A New Adaptive Method for Extracting Header Words from Official Printed Arabic Documents

Abstract

Words extraction techniques from documents have very significant and effective role in document image analysis and retrieval systems. In this paper, a new method has been proposed for detecting and extracting header words from official printed Arabic documents. In the proposed method line of Arabic words with various fonts, styles, and sizes have been extracted from printed Arabic documents with different shapes, colors and resolutions. The extraction of header words based on effective segmentation technique that will separate different objects in a document including text lines, graphics, signature, logo, and other objects. The segmentation operation depends on document analysis that will efficiently predict vertical and horizontal distances between objects in Arabic documents.

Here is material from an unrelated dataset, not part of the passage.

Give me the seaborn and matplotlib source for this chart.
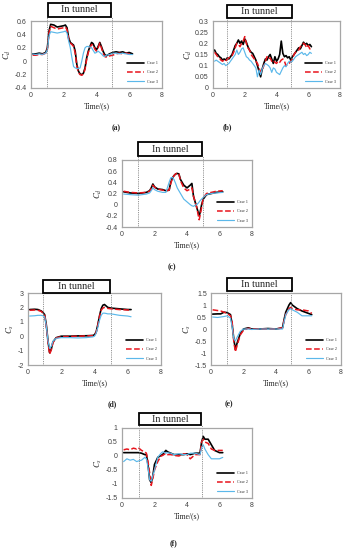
import numpy as np
import pandas as pd
import matplotlib
matplotlib.use('Agg')
import matplotlib.pyplot as plt
from matplotlib.patches import Rectangle
import seaborn as sns

sns.set_theme(style='white')
plt.rcParams['font.family'] = ['Liberation Serif', 'DejaVu Serif']
plt.rcParams['mathtext.fontset'] = 'stix'

cases = ['Case 1', 'Case 2', 'Case 3']

# panel (a) drag coefficient
t_a = [0.1, 0.3, 0.5, 0.7, 0.9, 1.0, 1.1, 1.2, 1.4, 1.6, 1.8, 2.0, 2.1, 2.2, 2.3, 2.4, 2.5, 2.6, 2.7, 2.8,
       2.9, 3.0, 3.1, 3.2, 3.3, 3.4, 3.5, 3.6, 3.7, 3.8, 3.9, 4.0, 4.1, 4.2, 4.3, 4.4, 4.5, 4.6, 4.8, 5.0,
       5.2, 5.4, 5.6, 5.8, 6.0, 6.2]
a1 = [0.11, 0.11, 0.12, 0.11, 0.13, 0.2, 0.45, 0.55, 0.54, 0.51, 0.52, 0.53, 0.54, 0.5, 0.35, 0.28, 0.26, 0.24, 0.15, -0.05,
      -0.15, -0.19, -0.2, -0.18, -0.1, 0.05, 0.15, 0.22, 0.28, 0.26, 0.2, 0.17, 0.22, 0.28, 0.22, 0.15, 0.1, 0.08, 0.11, 0.13,
      0.14, 0.13, 0.14, 0.12, 0.13, 0.11]
a2 = [0.09, 0.09, 0.1, 0.1, 0.12, 0.18, 0.42, 0.52, 0.5, 0.48, 0.49, 0.5, 0.51, 0.47, 0.33, 0.27, 0.25, 0.22, 0.12, -0.08,
      -0.17, -0.2, -0.21, -0.19, -0.12, 0.03, 0.13, 0.2, 0.25, 0.24, 0.18, 0.15, 0.2, 0.27, 0.2, 0.12, 0.07, 0.06, 0.08, 0.09,
      0.11, 0.12, 0.11, 0.12, 0.11, 0.1]
a3 = [0.11, 0.1, 0.11, 0.1, 0.12, 0.17, 0.38, 0.44, 0.43, 0.42, 0.43, 0.44, 0.45, 0.42, 0.3, 0.2, 0.05, -0.08, -0.1, -0.11,
      -0.11, -0.1, 0.0, 0.12, 0.2, 0.22, 0.22, 0.21, 0.2, 0.16, 0.12, 0.13, 0.15, 0.13, 0.11, 0.08, 0.07, 0.09, 0.1, 0.12,
      0.12, 0.11, 0.12, 0.11, 0.1, 0.1]

# panel (b)
t_b = [0.1, 0.2, 0.3, 0.4, 0.5, 0.6, 0.7, 0.8, 0.9, 1.0, 1.1, 1.2, 1.3, 1.4, 1.5, 1.6, 1.7, 1.8, 1.9, 2.0,
       2.1, 2.2, 2.3, 2.4, 2.5, 2.6, 2.7, 2.8, 2.9, 3.0, 3.1, 3.2, 3.3, 3.4, 3.5, 3.6, 3.7, 3.8, 3.9, 4.0,
       4.1, 4.2, 4.3, 4.4, 4.5, 4.6, 4.7, 4.8, 4.9, 5.0, 5.1, 5.2, 5.3, 5.4, 5.5, 5.6, 5.7, 5.8, 5.9, 6.0,
       6.1, 6.2]
b1 = [0.17, 0.155, 0.15, 0.14, 0.135, 0.125, 0.13, 0.125, 0.135, 0.13, 0.14, 0.15, 0.17, 0.19, 0.2, 0.215, 0.2, 0.21, 0.195, 0.22,
      0.205, 0.185, 0.17, 0.16, 0.155, 0.14, 0.125, 0.1, 0.075, 0.05, 0.085, 0.11, 0.13, 0.125, 0.14, 0.15, 0.13, 0.11, 0.14, 0.12,
      0.13, 0.15, 0.21, 0.155, 0.14, 0.145, 0.135, 0.14, 0.125, 0.14, 0.15, 0.16, 0.17, 0.18, 0.175, 0.19, 0.205, 0.195, 0.2, 0.19,
      0.195, 0.185]
b2 = [0.16, 0.15, 0.14, 0.135, 0.125, 0.12, 0.125, 0.12, 0.13, 0.135, 0.14, 0.145, 0.16, 0.18, 0.2, 0.195, 0.185, 0.2, 0.21, 0.23,
      0.2, 0.18, 0.17, 0.15, 0.14, 0.13, 0.12, 0.11, 0.09, 0.07, 0.08, 0.1, 0.12, 0.14, 0.13, 0.135, 0.12, 0.125, 0.115, 0.11,
      0.12, 0.115, 0.125, 0.13, 0.12, 0.1, 0.105, 0.11, 0.12, 0.13, 0.15, 0.16, 0.165, 0.17, 0.185, 0.19, 0.2, 0.195, 0.18, 0.19,
      0.175, 0.18]
b3 = [0.12, 0.125, 0.12, 0.115, 0.11, 0.105, 0.11, 0.1, 0.105, 0.11, 0.12, 0.13, 0.14, 0.15, 0.17, 0.15, 0.16, 0.175, 0.18, 0.16,
      0.14, 0.135, 0.125, 0.12, 0.11, 0.1, 0.09, 0.05, 0.08, 0.06, 0.085, 0.1, 0.11, 0.105, 0.1, 0.09, 0.07, 0.09, 0.085, 0.07,
      0.065, 0.06, 0.075, 0.09, 0.1, 0.095, 0.11, 0.12, 0.115, 0.12, 0.13, 0.14, 0.145, 0.15, 0.155, 0.16, 0.15, 0.155, 0.145, 0.15,
      0.16, 0.155]

# panel (c)
t_c = [0.1, 0.5, 1.0, 1.5, 1.7, 1.8, 1.9, 2.0, 2.2, 2.5, 2.7, 2.9, 3.0, 3.1, 3.2, 3.3, 3.4, 3.5, 3.6, 3.8,
       4.0, 4.2, 4.3, 4.4, 4.5, 4.6, 4.7, 4.75, 4.8, 4.9, 5.0, 5.2, 5.5, 5.8, 6.2]
c1 = [0.23, 0.21, 0.2, 0.22, 0.25, 0.3, 0.37, 0.32, 0.28, 0.27, 0.25, 0.26, 0.4, 0.48, 0.52, 0.55, 0.56, 0.55, 0.45, 0.35,
      0.3, 0.35, 0.38, 0.15, 0.05, -0.05, -0.15, -0.2, -0.15, 0.0, 0.1, 0.18, 0.2, 0.22, 0.23]
c2 = [0.24, 0.22, 0.21, 0.22, 0.24, 0.29, 0.35, 0.31, 0.28, 0.26, 0.25, 0.26, 0.38, 0.47, 0.52, 0.55, 0.57, 0.55, 0.43, 0.3,
      0.25, 0.28, 0.3, 0.15, 0.05, -0.05, -0.2, -0.27, -0.2, -0.05, 0.12, 0.2, 0.22, 0.24, 0.25]
c3 = [0.19, 0.18, 0.17, 0.19, 0.21, 0.25, 0.3, 0.27, 0.24, 0.22, 0.22, 0.4, 0.48, 0.49, 0.45, 0.38, 0.3, 0.25, 0.2, 0.1,
      0.05, 0.0, -0.02, -0.03, -0.01, 0.0, 0.03, 0.05, 0.07, 0.1, 0.13, 0.18, 0.2, 0.21, 0.22]

# panel (d) side force
t_d = [0.1, 0.4, 0.6, 0.8, 0.9, 1.0, 1.1, 1.2, 1.3, 1.4, 1.5, 1.7, 2.0, 2.5, 3.0, 3.5, 3.9, 4.0, 4.1, 4.2,
       4.3, 4.4, 4.5, 4.6, 4.7, 4.8, 5.0, 5.5, 6.0, 6.2]
d1 = [1.85, 1.87, 1.85, 1.75, 1.65, 1.5, 0.8, -0.3, -1.15, -0.9, -0.4, -0.1, 0.0, 0.0, 0.02, 0.03, 0.05, 0.1, 0.3, 0.8,
      1.4, 1.9, 2.15, 2.2, 2.1, 2.0, 1.95, 1.9, 1.85, 1.85]
d2 = [1.8, 1.82, 1.8, 1.72, 1.6, 1.45, 0.7, -0.4, -1.25, -0.95, -0.45, -0.12, -0.03, -0.02, 0.0, 0.02, 0.04, 0.08, 0.25, 0.75,
      1.35, 1.8, 1.95, 2.0, 1.97, 1.93, 1.9, 1.85, 1.82, 1.8]
d3 = [1.4, 1.42, 1.45, 1.45, 1.42, 1.35, 0.7, -0.3, -0.85, -0.7, -0.35, -0.15, -0.1, -0.1, -0.12, -0.1, -0.05, 0.0, 0.2, 0.6,
      1.1, 1.45, 1.6, 1.6, 1.58, 1.55, 1.55, 1.45, 1.4, 1.35]

# panel (e)
t_e = [0.1, 0.4, 0.6, 0.8, 1.0, 1.2, 1.3, 1.4, 1.5, 1.6, 1.8, 2.0, 2.3, 2.5, 3.0, 3.5, 4.0, 4.4, 4.5, 4.6,
       4.8, 4.9, 5.0, 5.3, 5.6, 6.0, 6.2]
e1 = [0.62, 0.63, 0.63, 0.7, 0.68, 0.6, 0.2, -0.4, -0.85, -0.6, -0.2, 0.0, 0.05, 0.0, 0.0, 0.02, 0.0, 0.05, 0.4, 0.7,
      1.0, 1.1, 1.0, 0.85, 0.75, 0.65, 0.6]
e2 = [0.8, 0.77, 0.75, 0.7, 0.65, 0.55, 0.3, -0.5, -0.95, -0.7, -0.25, -0.05, 0.03, 0.0, 0.0, 0.0, 0.0, 0.05, 0.35, 0.6,
      0.85, 0.9, 0.85, 0.8, 0.8, 0.75, 0.65]
e3 = [0.5, 0.48, 0.5, 0.52, 0.55, 0.45, 0.1, -0.4, -0.5, -0.35, -0.1, 0.0, 0.0, -0.02, 0.0, 0.0, 0.0, 0.0, 0.3, 0.6,
      0.8, 0.85, 0.8, 0.7, 0.55, 0.55, 0.55]

# panel (f)
t_f = [0.1, 0.3, 0.5, 0.7, 0.9, 1.0, 1.2, 1.4, 1.5, 1.6, 1.7, 1.8, 1.9, 2.0, 2.2, 2.4, 2.5, 2.7, 2.8, 3.0,
       3.2, 3.5, 3.8, 4.0, 4.2, 4.5, 4.8, 4.9, 5.0, 5.1, 5.3, 5.5, 5.7, 6.0, 6.2]
f1 = [0.12, 0.12, 0.12, 0.12, 0.12, 0.12, 0.1, 0.05, 0.05, -0.3, -0.85, -0.95, -0.7, -0.3, -0.05, 0.02, 0.05, 0.2, 0.15, 0.1,
      0.05, 0.05, 0.05, 0.08, 0.05, 0.1, 0.1, 0.5, 0.7, 0.6, 0.6, 0.4, 0.2, 0.12, 0.12]
f2 = [0.22, 0.25, 0.22, 0.28, 0.25, 0.3, 0.2, 0.15, 0.1, -0.2, -0.6, -1.05, -0.8, -0.5, -0.2, 0.0, 0.02, 0.1, 0.05, 0.05,
      0.02, 0.0, 0.08, 0.05, -0.1, 0.05, 0.05, 0.5, 0.6, 0.5, 0.45, 0.25, 0.2, 0.2, 0.2]
f3 = [-0.2, -0.1, -0.15, -0.12, -0.2, -0.18, -0.15, -0.05, -0.1, -0.4, -0.85, -0.9, -0.7, -0.5, -0.05, 0.1, 0.15, 0.1, 0.12, 0.1,
      0.05, 0.08, 0.05, 0.05, 0.1, 0.1, 0.05, 0.3, 0.4, 0.25, 0.05, -0.1, -0.1, -0.1, -0.05]

panels = [
    ('(a)', '$C_d$', t_a, [a1, a2, a3], (-0.4, 0.6), np.arange(-0.4, 0.61, 0.2)),
    ('(b)', '$C_d$', t_b, [b1, b2, b3], (0, 0.3), np.arange(0, 0.31, 0.05)),
    ('(c)', '$C_d$', t_c, [c1, c2, c3], (-0.4, 0.8), np.arange(-0.4, 0.81, 0.2)),
    ('(d)', '$C_s$', t_d, [d1, d2, d3], (-2, 3), np.arange(-2, 3.1, 1)),
    ('(e)', '$C_s$', t_e, [e1, e2, e3], (-1.5, 1.5), np.arange(-1.5, 1.51, 0.5)),
    ('(f)', '$C_s$', t_f, [f1, f2, f3], (-1.5, 1.0), np.arange(-1.5, 1.01, 0.5)),
]

# layout in figure pixels: axes (left, right, top, bottom), tunnel box (x0, x1, y0, y1), label (x, y)
W, H = 348, 550
axes_px = [(31, 162, 21, 88), (213, 340, 21, 88), (122, 252, 160, 227),
           (28, 161, 293, 365), (211, 341, 293, 365), (122, 252, 428, 498)]
box_px = [(48, 111, 3, 17), (227, 292, 5, 18), (138, 202, 142, 156),
          (43, 110, 280, 293), (227, 292, 278, 291), (139, 201, 413, 425)]
lab_px = [(116, 128), (227, 127), (172, 267), (112, 404), (229, 404), (173, 543)]
vl = [(1.0, 4.95), (0.9, 4.9), (1.0, 4.98), (0.92, 4.97), (1.0, 4.94), (1.05, 4.9)]

colors = ['black', '#e8141c', '#5bb8ea']
styles = ['-', '--', '-']
widths = [1.2, 1.1, 0.85]

fig = plt.figure(figsize=(W / 100, H / 100), dpi=100)

for i, (lab, ylab, t, ys, ylim, yt) in enumerate(panels):
    l, r, tp, bt = axes_px[i]
    ax = fig.add_axes([l / W, 1 - bt / H, (r - l) / W, (bt - tp) / H])
    for k in range(3):
        sns.lineplot(x=t, y=ys[k], ax=ax, color=colors[k], linestyle=styles[k],
                     linewidth=widths[k], label=cases[k])
    ax.set_xlim(0, 8)
    ax.set_ylim(*ylim)
    ax.set_xticks([0, 2, 4, 6, 8])
    ax.set_yticks(yt)
    ax.set_yticklabels([f'{v:g}' for v in np.round(yt, 2)])
    ax.tick_params(length=0, labelsize=5, pad=3, labelcolor='#404040')
    for tl in ax.get_xticklabels() + ax.get_yticklabels():
        tl.set_family('Liberation Sans')
    for s in ax.spines.values():
        s.set_color('#a6a6a6')
        s.set_linewidth(0.9)
    ax.set_xlabel('Time/(s)', fontsize=5.5, labelpad=2)
    ax.set_ylabel(ylab, fontsize=6, labelpad=1)
    bh = (bt - box_px[i][3]) / (bt - tp)
    for xv in vl[i]:
        ax.axvline(xv, ymin=0, ymax=bh, color='#707070', linestyle=(0, (1, 1.2)),
                   linewidth=0.6, clip_on=False)
    leg = ax.legend(loc='lower right', fontsize=3, frameon=False, handlelength=4,
                    labelspacing=1.3, borderaxespad=0.6)
    x0, x1, y0, y1 = box_px[i]
    fig.add_artist(Rectangle((x0 / W, 1 - y1 / H), (x1 - x0) / W, (y1 - y0) / H,
                             transform=fig.transFigure, facecolor='white',
                             edgecolor='black', linewidth=1.3))
    fig.text((x0 + x1) / 2 / W, 1 - (y0 + y1) / 2 / H, 'In tunnel', ha='center',
             va='center', fontsize=7.3)
    fig.text(lab_px[i][0] / W, 1 - lab_px[i][1] / H, lab, ha='center', va='center',
             fontsize=5.5, fontweight='bold')

fig.savefig('out.png', dpi=100)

After segmentation operation, header words detection will performed by using sequence of influential rules within decision tree that correctly detected header words in a document image. Finally, list of header words will extracted as separated text lines from document image. Extracted header words can be utilized in many applications like words matching, words spotting, documents classification, documents retrieval and other applications that depends on words extraction. In this paper, a dataset of different official printed Arabic documents has been constructed and tested by the proposed method. These Arabic documents dataset obtained and gathered from various official institutions websites and offices. The proposed Arabic header words extraction method obtained 96% for recall, 98% for precision and 97% for f-score.